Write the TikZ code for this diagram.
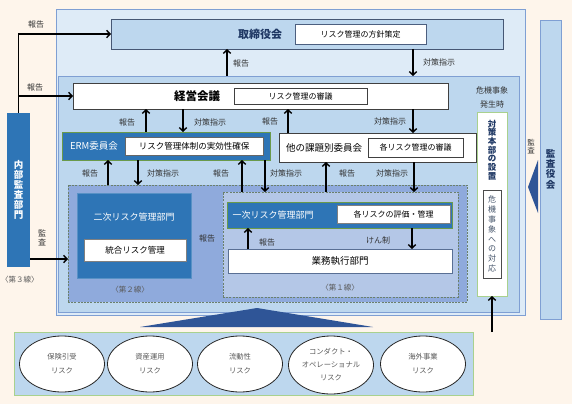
\documentclass[tikz,border=0pt]{standalone}
\usepackage{fontspec}
\setmainfont{Noto Sans CJK JP}
\usetikzlibrary{arrows.meta,shapes.geometric}
\definecolor{bgc}{HTML}{FEF5EB}
\definecolor{outerc}{HTML}{DEEBF7}
\definecolor{innerc}{HTML}{BDD7EE}
\definecolor{bordc}{HTML}{7F9FD3}
\definecolor{darkb}{HTML}{2E75B6}
\definecolor{ltwo}{HTML}{8FAADC}
\definecolor{lone}{HTML}{B4C7E7}
\definecolor{navy}{HTML}{1F3864}
\definecolor{triC}{HTML}{2F5597}
\definecolor{grn}{HTML}{A9D18E}
\definecolor{grnd}{HTML}{6A9A4A}
\definecolor{dashc}{HTML}{6B806B}
\definecolor{txtg}{HTML}{595959}
\definecolor{slate}{HTML}{44546A}
\begin{document}
\begin{tikzpicture}[x=1pt,y=-1pt,
  box/.style={rectangle, inner sep=0pt, outer sep=0pt, anchor=north west},
  wbox/.style={box, fill=white, draw=black!75, line width=0.8pt},
  dbox/.style={box, fill=darkb, draw=grnd, line width=0.9pt},
  fs/.style={inner sep=0pt, font=\fontsize{#1}{#1}\selectfont},
  lbl/.style={inner sep=0pt, font=\fontsize{8}{8}\selectfont, text=black!80},
  arr/.style={line width=1.6pt, -{Straight Barb[length=3.5pt,width=7.5pt,line width=1.4pt]}},
  dash2/.style={draw=dashc, line width=0.8pt, dash pattern=on 2pt off 1.2pt},
  risk/.style={ellipse, draw=black!85, fill=white, line width=0.8pt, minimum width=85pt, minimum height=56pt, inner sep=0pt, align=center, font=\fontsize{7.3}{14}\selectfont, text=txtg},
]
\useasboundingbox (0,0) rectangle (572,404);
\fill[bgc] (0,0) rectangle (572,404);

% outer areas
\node[box, fill=outerc, draw=bordc, line width=0.9pt, minimum width=469pt, minimum height=306pt] (outer) at (56,9) {};
\node[box, fill=innerc, draw=bordc, line width=0.9pt, minimum width=461pt, minimum height=236pt] (inner) at (58,76) {};

% board
\node[box, fill=innerc, draw=black!45!bordc, line width=0.9pt, minimum width=392pt, minimum height=30pt] (tori) at (111,19) {};
\node[font=\fontsize{11}{12}\selectfont\bfseries, inner sep=0pt, text=navy] (toriT) at (260,34) {取締役会};
\node[wbox, draw=bordc!60!black, minimum width=131pt, minimum height=20pt] (toriP) at (295,24) {};
\node[fs=8] (toriPT) at (360.5,34) {リスク管理の方針策定};

% management meeting
\node[wbox, minimum width=375pt, minimum height=26pt] (keiei) at (73,83) {};
\node[font=\fontsize{11.5}{12}\selectfont\bfseries, inner sep=0pt] (keieiT) at (197,96) {経営会議};
\node[wbox, minimum width=133pt, minimum height=16pt] (keieiP) at (234,88) {};
\node[fs=8] (keieiPT) at (300.5,96) {リスク管理の審議};

% ERM
\node[dbox, minimum width=208pt, minimum height=28pt] (erm) at (62,132) {};
\node[fs=9.5, text=white] (ermT) at (94,146) {ERM委員会};
\node[wbox, draw=black!60, minimum width=138pt, minimum height=18pt] (ermP) at (125,137) {};
\node[fs=8.5] (ermPT) at (194,146) {リスク管理体制の実効性確保};

% other committees
\node[wbox, minimum width=197pt, minimum height=29pt] (other) at (279,133) {};
\node[fs=9.5] (otherT) at (324,147.5) {他の課題別委員会};
\node[wbox, minimum width=95pt, minimum height=19pt] (otherP) at (368,138) {};
\node[fs=8] (otherPT) at (415.5,147.5) {各リスク管理の審議};

% second line
\node[box, fill=ltwo, dash2, minimum width=399pt, minimum height=117pt] (line2) at (68,185) {};
\node[box, fill=darkb, draw=darkb!80!white, line width=0.8pt, minimum width=114pt, minimum height=85pt] (niji) at (77,193) {};
\node[fs=9, text=white] (nijiT) at (134,217) {二次リスク管理部門};
\node[wbox, draw=black!50, minimum width=102pt, minimum height=22pt] (nijiP) at (84,239) {};
\node[fs=8.5] (nijiPT) at (135,250) {統合リスク管理};
\node[fs=7.5, text=txtg] (l2T) at (130,290) {〈第２線〉};

% first line
\node[box, fill=lone, dash2, minimum width=235pt, minimum height=105pt] (line1) at (223,192) {};
\node[dbox, minimum width=225pt, minimum height=26pt] (ichiji) at (227,202) {};
\node[fs=9, text=white] (ichijiT) at (273,215) {一次リスク管理部門};
\node[wbox, draw=black!50, minimum width=113pt, minimum height=18pt] (ichijiP) at (337,205) {};
\node[fs=8] (ichijiPT) at (393.5,214) {各リスクの評価・管理};
\node[wbox, draw=bordc!70!black, minimum width=224pt, minimum height=24pt] (gyomu) at (228,249) {};
\node[fs=9.5] (gyomuT) at (340,261) {業務執行部門};
\node[fs=7.5, text=txtg] (l1T) at (340,288) {〈第１線〉};
\node[lbl] (rep21) at (207,238) {報告};

% crisis HQ
\node[lbl] (crisis1) at (492,90) {危機事象};
\node[lbl] (crisis2) at (492,104) {発生時};
\node[box, fill=white, draw=grn, line width=1pt, minimum width=30pt, minimum height=184pt] (taisaku) at (477,112) {};
\node[inner sep=0pt, align=center, text=navy, font=\fontsize{8.5}{8.7}\selectfont\bfseries] (taisakuT) at (492,150) {対\\策\\本\\部\\の\\設\\置};
\node[box, fill=white, draw=black!70, line width=0.8pt, minimum width=18pt, minimum height=88pt] (taisakuP) at (483,190) {};
\node[inner sep=0pt, align=center, text=slate, font=\fontsize{8}{9.9}\selectfont] (taisakuPT) at (492,234) {危\\機\\事\\象\\へ\\の\\対\\応};

% audit board
\node[box, fill=innerc, draw=bordc, line width=0.9pt, minimum width=21pt, minimum height=299pt] (kansa) at (540,20) {};
\node[inner sep=0pt, align=center, text=navy, font=\fontsize{9.5}{10.3}\selectfont\bfseries] (kansaT) at (550.5,169) {監\\査\\役\\会};
\fill[triC] (528,187) -- (538,160) -- (538,213) -- cycle;
\node[inner sep=0pt, align=center, text=black!80, font=\fontsize{7.5}{8}\selectfont] (kansaL) at (531,147) {監\\査};

% internal audit
\node[box, fill=darkb, minimum width=23pt, minimum height=154pt] (naibu) at (7,113) {};
\node[inner sep=0pt, align=center, text=white, font=\fontsize{9.5}{10}\selectfont\bfseries] (naibuT) at (18.5,190) {内\\部\\監\\査\\部\\門};
\node[fs=7.5, text=txtg] (l3T) at (20,280) {〈第３線〉};
\node[inner sep=0pt, align=center, text=black!80, font=\fontsize{8}{9}\selectfont] (kansaL2) at (42,238) {監\\査};

% risks
\fill[triC] (140,327) -- (257,308) -- (373,327) -- cycle;
\node[box, fill=innerc, draw=grn, line width=1pt, minimum width=459pt, minimum height=63pt] (risks) at (14,332) {};
\node[risk] (r1) at (62,364) {保険引受\\リスク};
\node[risk] (r2) at (150,364) {資産運用\\リスク};
\node[risk] (r3) at (240,364) {流動性\\リスク};
\node[risk, minimum height=58pt, font=\fontsize{7.3}{13}\selectfont] (r4) at (331,365) {コンダクト・\\オペレーショナル\\リスク};
\node[risk] (r5) at (423,364) {海外事業\\リスク};

% arrows
\draw[arr] (naibu.north) |- (tori.west);
\draw[arr] (naibu.north |- keiei.west) -- (keiei.west);
\node[lbl] (repA) at (36,24) {報告};
\node[lbl] (repB) at (35,87) {報告};
\draw[arr] (naibu.east |- 0,259) -- (line2.west |- 0,259);

\draw[arr] (inner.north -| 227,0) -- (tori.south -| 227,0);
\node[lbl] (rep1) at (241,63) {報告};
\draw[arr] (tori.south -| 413,0) -- (inner.north -| 413,0);
\node[lbl] (ins1) at (439,62) {対策指示};

\draw[arr] (erm.north -| 146,0) -- (keiei.south -| 146,0);
\draw[arr] (keiei.south -| 183,0) -- (erm.north -| 183,0);
\node[lbl] (rep2) at (127,122) {報告};
\node[lbl] (ins2) at (210,122) {対策指示};

\draw[arr] (other.north -| 288,0) -- (keiei.south -| 288,0);
\draw[arr] (keiei.south -| 413,0) -- (other.north -| 413,0);
\node[lbl] (rep3) at (270,121) {報告};
\node[lbl] (ins3) at (390,121) {対策指示};

\draw[arr] (line2.north -| 108,0) -- (erm.south -| 108,0);
\draw[arr] (erm.south -| 138,0) -- (line2.north -| 138,0);
\node[lbl] (rep4) at (90,173) {報告};
\node[lbl] (ins4) at (163,173) {対策指示};

\draw[arr] (line1.north -| 242,0) -- (erm.south -| 242,0);
\draw[arr] (erm.south -| 265,0) -- (line1.north -| 265,0);
\node[lbl] (rep5) at (221,173) {報告};
\node[lbl] (ins5) at (286,173) {対策指示};

\draw[arr] (line1.north -| 326,0) -- (other.south -| 326,0);
\draw[arr] (other.south -| 414,0) -- (line1.north -| 414,0);
\node[lbl] (rep6) at (347,173) {報告};
\node[lbl] (ins6) at (392,173) {対策指示};

\draw[arr] (gyomu.north -| 248,0) -- (ichiji.south -| 248,0);
\draw[arr] (ichiji.south -| 412,0) -- (gyomu.north -| 412,0);
\node[lbl] (rep7) at (267,242) {報告};
\node[lbl] (ken) at (378,240) {けん制};

\draw[arr] (risks.north -| taisaku.south) -- (taisaku.south);
\end{tikzpicture}
\end{document}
----------------
Your goal
Starting with the first line of the data above and ending with the line containing "minimum width=461pt, minimum", please restate every line exactly, leaving images out.

Solution for this problem
Write the TikZ code for this diagram.
\documentclass[tikz,border=0pt]{standalone}
\usepackage{fontspec}
\setmainfont{Noto Sans CJK JP}
\usetikzlibrary{arrows.meta,shapes.geometric}
\definecolor{bgc}{HTML}{FEF5EB}
\definecolor{outerc}{HTML}{DEEBF7}
\definecolor{innerc}{HTML}{BDD7EE}
\definecolor{bordc}{HTML}{7F9FD3}
\definecolor{darkb}{HTML}{2E75B6}
\definecolor{ltwo}{HTML}{8FAADC}
\definecolor{lone}{HTML}{B4C7E7}
\definecolor{navy}{HTML}{1F3864}
\definecolor{triC}{HTML}{2F5597}
\definecolor{grn}{HTML}{A9D18E}
\definecolor{grnd}{HTML}{6A9A4A}
\definecolor{dashc}{HTML}{6B806B}
\definecolor{txtg}{HTML}{595959}
\definecolor{slate}{HTML}{44546A}
\begin{document}
\begin{tikzpicture}[x=1pt,y=-1pt,
  box/.style={rectangle, inner sep=0pt, outer sep=0pt, anchor=north west},
  wbox/.style={box, fill=white, draw=black!75, line width=0.8pt},
  dbox/.style={box, fill=darkb, draw=grnd, line width=0.9pt},
  fs/.style={inner sep=0pt, font=\fontsize{#1}{#1}\selectfont},
  lbl/.style={inner sep=0pt, font=\fontsize{8}{8}\selectfont, text=black!80},
  arr/.style={line width=1.6pt, -{Straight Barb[length=3.5pt,width=7.5pt,line width=1.4pt]}},
  dash2/.style={draw=dashc, line width=0.8pt, dash pattern=on 2pt off 1.2pt},
  risk/.style={ellipse, draw=black!85, fill=white, line width=0.8pt, minimum width=85pt, minimum height=56pt, inner sep=0pt, align=center, font=\fontsize{7.3}{14}\selectfont, text=txtg},
]
\useasboundingbox (0,0) rectangle (572,404);
\fill[bgc] (0,0) rectangle (572,404);

% outer areas
\node[box, fill=outerc, draw=bordc, line width=0.9pt, minimum width=469pt, minimum height=306pt] (outer) at (56,9) {};
\node[box, fill=innerc, draw=bordc, line width=0.9pt, minimum width=461pt, minimum height=236pt] (inner) at (58,76) {};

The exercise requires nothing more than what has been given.